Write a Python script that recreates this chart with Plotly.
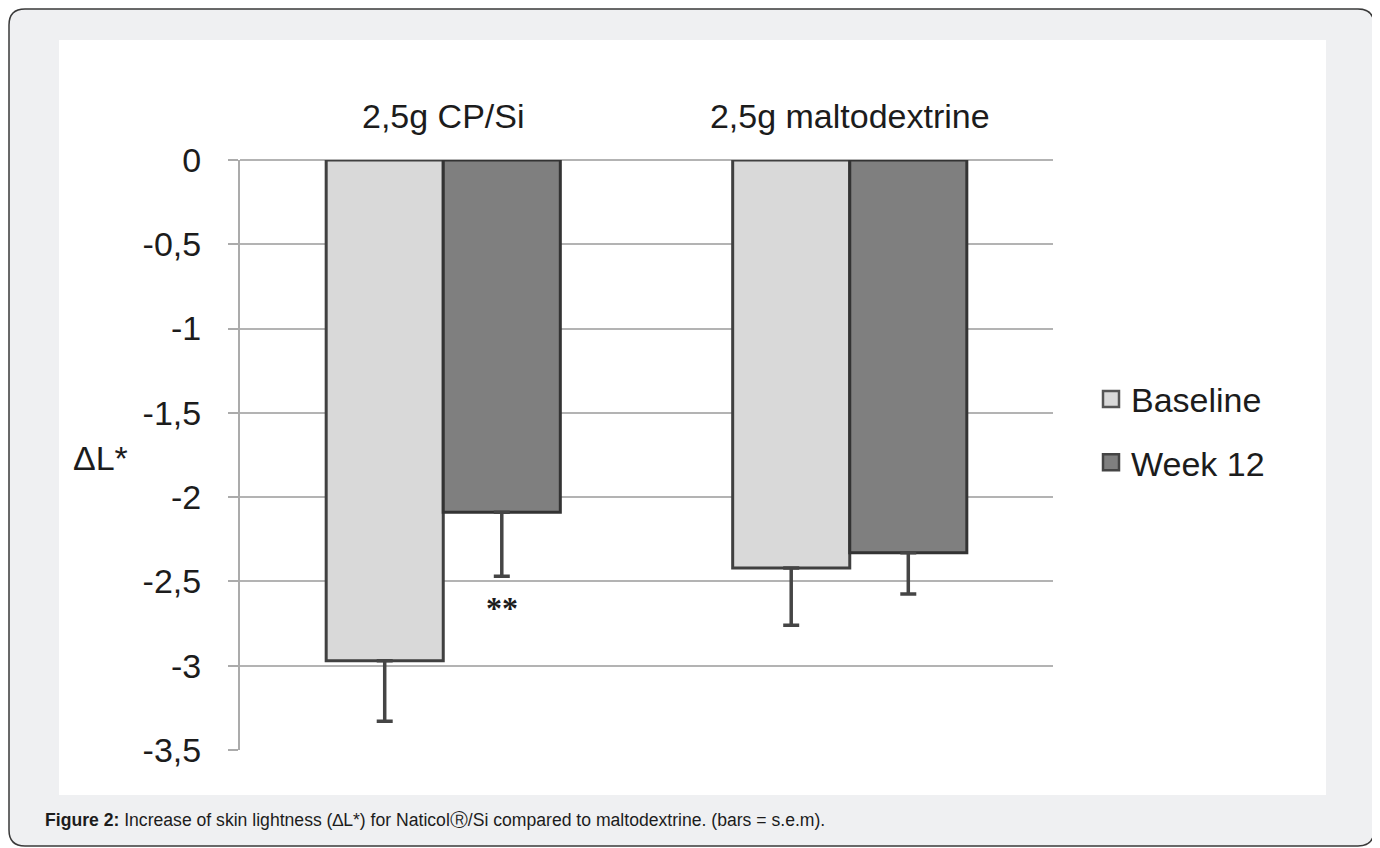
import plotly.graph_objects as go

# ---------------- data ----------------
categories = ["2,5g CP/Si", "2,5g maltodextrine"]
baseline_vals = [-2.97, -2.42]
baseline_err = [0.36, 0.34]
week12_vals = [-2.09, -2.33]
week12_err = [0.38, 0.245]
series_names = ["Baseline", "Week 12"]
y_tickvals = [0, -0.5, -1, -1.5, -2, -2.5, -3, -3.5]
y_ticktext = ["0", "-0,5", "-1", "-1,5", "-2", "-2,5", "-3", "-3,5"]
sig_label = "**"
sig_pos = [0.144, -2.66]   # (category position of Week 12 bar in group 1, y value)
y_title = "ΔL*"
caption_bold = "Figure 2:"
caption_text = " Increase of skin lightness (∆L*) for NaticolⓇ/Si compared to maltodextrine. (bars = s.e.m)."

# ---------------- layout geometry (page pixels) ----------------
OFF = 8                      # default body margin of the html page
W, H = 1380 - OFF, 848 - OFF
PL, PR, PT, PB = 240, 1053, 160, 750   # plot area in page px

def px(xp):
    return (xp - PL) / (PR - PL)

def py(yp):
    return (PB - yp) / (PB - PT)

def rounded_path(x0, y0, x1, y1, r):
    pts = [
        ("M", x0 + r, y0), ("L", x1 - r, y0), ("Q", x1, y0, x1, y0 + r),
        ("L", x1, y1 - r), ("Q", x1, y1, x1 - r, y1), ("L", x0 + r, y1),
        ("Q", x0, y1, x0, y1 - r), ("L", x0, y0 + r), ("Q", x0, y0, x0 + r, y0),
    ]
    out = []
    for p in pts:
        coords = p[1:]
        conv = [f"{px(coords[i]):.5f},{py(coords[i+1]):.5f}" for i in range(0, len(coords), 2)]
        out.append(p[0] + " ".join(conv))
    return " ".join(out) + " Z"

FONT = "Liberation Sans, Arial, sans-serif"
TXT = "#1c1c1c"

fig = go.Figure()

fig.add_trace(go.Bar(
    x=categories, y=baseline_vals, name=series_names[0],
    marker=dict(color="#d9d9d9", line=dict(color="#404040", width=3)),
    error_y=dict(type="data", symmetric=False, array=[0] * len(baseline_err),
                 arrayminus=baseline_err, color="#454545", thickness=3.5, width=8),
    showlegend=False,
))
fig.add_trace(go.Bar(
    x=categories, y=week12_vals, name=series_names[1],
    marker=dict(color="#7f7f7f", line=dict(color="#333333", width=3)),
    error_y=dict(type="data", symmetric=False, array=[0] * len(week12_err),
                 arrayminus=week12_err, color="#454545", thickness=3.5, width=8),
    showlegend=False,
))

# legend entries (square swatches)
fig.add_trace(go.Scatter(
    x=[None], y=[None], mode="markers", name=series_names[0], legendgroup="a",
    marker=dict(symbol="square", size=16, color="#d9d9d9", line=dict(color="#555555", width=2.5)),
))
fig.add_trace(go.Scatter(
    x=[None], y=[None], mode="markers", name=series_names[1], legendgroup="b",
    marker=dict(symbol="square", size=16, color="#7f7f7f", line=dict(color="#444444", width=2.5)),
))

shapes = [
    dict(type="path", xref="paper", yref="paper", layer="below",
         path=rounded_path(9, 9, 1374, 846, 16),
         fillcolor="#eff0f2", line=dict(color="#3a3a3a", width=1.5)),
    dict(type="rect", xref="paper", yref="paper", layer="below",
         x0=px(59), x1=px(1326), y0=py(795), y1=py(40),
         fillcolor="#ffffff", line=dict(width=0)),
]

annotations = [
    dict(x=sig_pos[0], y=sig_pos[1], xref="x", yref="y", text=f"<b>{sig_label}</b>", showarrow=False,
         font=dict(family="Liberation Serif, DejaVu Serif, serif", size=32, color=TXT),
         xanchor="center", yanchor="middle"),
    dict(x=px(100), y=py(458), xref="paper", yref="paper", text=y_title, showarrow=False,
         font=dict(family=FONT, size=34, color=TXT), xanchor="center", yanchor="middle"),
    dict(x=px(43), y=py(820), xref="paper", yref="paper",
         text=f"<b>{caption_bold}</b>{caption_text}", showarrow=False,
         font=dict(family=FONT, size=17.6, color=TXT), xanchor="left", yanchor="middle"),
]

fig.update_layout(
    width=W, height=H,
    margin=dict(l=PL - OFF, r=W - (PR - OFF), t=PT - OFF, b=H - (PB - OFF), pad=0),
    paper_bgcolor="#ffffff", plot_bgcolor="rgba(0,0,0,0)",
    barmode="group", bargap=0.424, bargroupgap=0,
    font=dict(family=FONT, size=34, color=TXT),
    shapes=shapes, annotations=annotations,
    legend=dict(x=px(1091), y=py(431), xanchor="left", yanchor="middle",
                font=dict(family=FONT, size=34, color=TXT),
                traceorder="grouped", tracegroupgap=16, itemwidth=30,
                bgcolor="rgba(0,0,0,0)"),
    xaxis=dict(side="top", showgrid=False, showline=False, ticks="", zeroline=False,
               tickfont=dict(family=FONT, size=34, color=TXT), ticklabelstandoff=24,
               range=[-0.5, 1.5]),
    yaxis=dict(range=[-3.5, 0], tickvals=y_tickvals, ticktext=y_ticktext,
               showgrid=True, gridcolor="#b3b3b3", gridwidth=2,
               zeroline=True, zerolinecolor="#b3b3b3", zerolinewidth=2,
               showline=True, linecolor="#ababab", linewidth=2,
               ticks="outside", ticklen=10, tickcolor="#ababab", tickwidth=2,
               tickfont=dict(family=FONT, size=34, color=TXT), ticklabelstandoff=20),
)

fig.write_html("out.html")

...

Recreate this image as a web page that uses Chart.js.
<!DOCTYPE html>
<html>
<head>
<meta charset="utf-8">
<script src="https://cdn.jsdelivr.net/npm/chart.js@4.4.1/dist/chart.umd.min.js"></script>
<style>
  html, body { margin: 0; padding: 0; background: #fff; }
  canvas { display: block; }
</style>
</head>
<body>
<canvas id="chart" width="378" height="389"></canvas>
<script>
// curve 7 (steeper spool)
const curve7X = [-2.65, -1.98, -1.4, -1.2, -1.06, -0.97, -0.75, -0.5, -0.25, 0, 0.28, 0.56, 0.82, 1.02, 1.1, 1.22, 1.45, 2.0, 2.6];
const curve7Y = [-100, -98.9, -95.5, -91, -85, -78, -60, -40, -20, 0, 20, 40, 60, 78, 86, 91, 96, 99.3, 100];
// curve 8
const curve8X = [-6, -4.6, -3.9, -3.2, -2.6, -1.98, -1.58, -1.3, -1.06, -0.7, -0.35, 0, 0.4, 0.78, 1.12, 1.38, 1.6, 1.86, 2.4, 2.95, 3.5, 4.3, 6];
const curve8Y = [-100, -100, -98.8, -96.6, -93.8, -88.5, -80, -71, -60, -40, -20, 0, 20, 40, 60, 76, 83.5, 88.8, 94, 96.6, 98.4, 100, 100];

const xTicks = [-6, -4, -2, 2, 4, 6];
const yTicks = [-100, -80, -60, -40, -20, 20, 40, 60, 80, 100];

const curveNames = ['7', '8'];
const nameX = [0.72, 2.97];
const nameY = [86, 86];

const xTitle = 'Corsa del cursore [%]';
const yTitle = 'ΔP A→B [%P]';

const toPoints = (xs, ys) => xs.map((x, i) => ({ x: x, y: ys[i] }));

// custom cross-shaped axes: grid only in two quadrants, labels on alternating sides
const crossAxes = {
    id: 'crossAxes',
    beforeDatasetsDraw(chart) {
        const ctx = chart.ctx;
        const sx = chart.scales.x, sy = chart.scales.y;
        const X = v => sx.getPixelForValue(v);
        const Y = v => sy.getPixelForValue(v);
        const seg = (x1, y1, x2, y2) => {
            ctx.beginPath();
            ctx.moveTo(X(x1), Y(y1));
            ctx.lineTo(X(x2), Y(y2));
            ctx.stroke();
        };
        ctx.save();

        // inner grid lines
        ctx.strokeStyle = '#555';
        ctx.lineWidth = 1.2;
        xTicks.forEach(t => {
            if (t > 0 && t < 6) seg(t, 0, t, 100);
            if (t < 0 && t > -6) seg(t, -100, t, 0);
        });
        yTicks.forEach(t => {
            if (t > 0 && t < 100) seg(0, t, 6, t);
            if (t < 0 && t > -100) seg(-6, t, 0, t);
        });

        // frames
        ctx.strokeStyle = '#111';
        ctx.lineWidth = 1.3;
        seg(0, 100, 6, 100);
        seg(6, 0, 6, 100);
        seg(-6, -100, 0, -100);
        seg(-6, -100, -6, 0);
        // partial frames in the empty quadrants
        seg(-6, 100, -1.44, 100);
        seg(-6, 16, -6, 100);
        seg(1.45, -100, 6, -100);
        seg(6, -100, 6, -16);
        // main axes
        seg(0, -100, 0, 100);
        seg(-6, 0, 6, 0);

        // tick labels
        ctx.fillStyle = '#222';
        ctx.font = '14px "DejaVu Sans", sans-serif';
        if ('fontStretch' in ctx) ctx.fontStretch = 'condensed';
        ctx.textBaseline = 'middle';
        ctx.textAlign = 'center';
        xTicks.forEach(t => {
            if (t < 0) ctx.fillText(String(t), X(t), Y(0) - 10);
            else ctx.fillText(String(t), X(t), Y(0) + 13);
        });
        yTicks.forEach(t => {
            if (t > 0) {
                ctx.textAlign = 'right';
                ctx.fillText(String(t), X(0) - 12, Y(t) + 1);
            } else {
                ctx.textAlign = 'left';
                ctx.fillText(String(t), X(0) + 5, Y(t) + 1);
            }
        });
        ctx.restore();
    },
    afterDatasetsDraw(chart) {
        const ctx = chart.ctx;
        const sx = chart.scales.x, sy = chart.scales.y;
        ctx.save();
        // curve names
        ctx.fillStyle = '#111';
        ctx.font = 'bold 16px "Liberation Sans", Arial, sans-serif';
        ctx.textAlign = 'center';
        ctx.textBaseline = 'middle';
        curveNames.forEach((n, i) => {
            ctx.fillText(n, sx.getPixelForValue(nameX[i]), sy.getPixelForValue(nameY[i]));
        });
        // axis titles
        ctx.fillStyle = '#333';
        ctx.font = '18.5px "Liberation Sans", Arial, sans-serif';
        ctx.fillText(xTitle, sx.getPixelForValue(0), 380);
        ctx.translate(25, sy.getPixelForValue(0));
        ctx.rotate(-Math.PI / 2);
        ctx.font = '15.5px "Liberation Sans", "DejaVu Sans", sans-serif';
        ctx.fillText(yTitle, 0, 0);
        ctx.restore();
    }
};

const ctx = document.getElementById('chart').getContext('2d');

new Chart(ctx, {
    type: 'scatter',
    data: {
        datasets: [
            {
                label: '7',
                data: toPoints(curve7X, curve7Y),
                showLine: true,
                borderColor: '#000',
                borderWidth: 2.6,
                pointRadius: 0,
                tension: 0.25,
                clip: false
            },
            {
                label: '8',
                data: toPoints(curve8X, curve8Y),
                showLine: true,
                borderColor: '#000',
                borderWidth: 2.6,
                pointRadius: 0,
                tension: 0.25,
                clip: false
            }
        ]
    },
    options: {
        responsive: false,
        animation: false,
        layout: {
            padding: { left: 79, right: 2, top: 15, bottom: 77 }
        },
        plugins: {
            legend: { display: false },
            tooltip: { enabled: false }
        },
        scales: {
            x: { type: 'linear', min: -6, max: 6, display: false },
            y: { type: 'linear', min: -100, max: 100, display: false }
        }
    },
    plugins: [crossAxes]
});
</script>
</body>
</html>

DIRECTIONS FOR THIS TASK - Retype the section that opens with the line holding "Write a Python" and closes with the line holding "fig = go.Figure()", exactly as it reads, without any pictures.

EXERCISE RESPONSE -
Write a Python script that recreates this chart with Plotly.
import plotly.graph_objects as go

# ---------------- data ----------------
categories = ["2,5g CP/Si", "2,5g maltodextrine"]
baseline_vals = [-2.97, -2.42]
baseline_err = [0.36, 0.34]
week12_vals = [-2.09, -2.33]
week12_err = [0.38, 0.245]
series_names = ["Baseline", "Week 12"]
y_tickvals = [0, -0.5, -1, -1.5, -2, -2.5, -3, -3.5]
y_ticktext = ["0", "-0,5", "-1", "-1,5", "-2", "-2,5", "-3", "-3,5"]
sig_label = "**"
sig_pos = [0.144, -2.66]   # (category position of Week 12 bar in group 1, y value)
y_title = "ΔL*"
caption_bold = "Figure 2:"
caption_text = " Increase of skin lightness (∆L*) for NaticolⓇ/Si compared to maltodextrine. (bars = s.e.m)."

# ---------------- layout geometry (page pixels) ----------------
OFF = 8                      # default body margin of the html page
W, H = 1380 - OFF, 848 - OFF
PL, PR, PT, PB = 240, 1053, 160, 750   # plot area in page px

def px(xp):
    return (xp - PL) / (PR - PL)

def py(yp):
    return (PB - yp) / (PB - PT)

def rounded_path(x0, y0, x1, y1, r):
    pts = [
        ("M", x0 + r, y0), ("L", x1 - r, y0), ("Q", x1, y0, x1, y0 + r),
        ("L", x1, y1 - r), ("Q", x1, y1, x1 - r, y1), ("L", x0 + r, y1),
        ("Q", x0, y1, x0, y1 - r), ("L", x0, y0 + r), ("Q", x0, y0, x0 + r, y0),
    ]
    out = []
    for p in pts:
        coords = p[1:]
        conv = [f"{px(coords[i]):.5f},{py(coords[i+1]):.5f}" for i in range(0, len(coords), 2)]
        out.append(p[0] + " ".join(conv))
    return " ".join(out) + " Z"

FONT = "Liberation Sans, Arial, sans-serif"
TXT = "#1c1c1c"

fig = go.Figure()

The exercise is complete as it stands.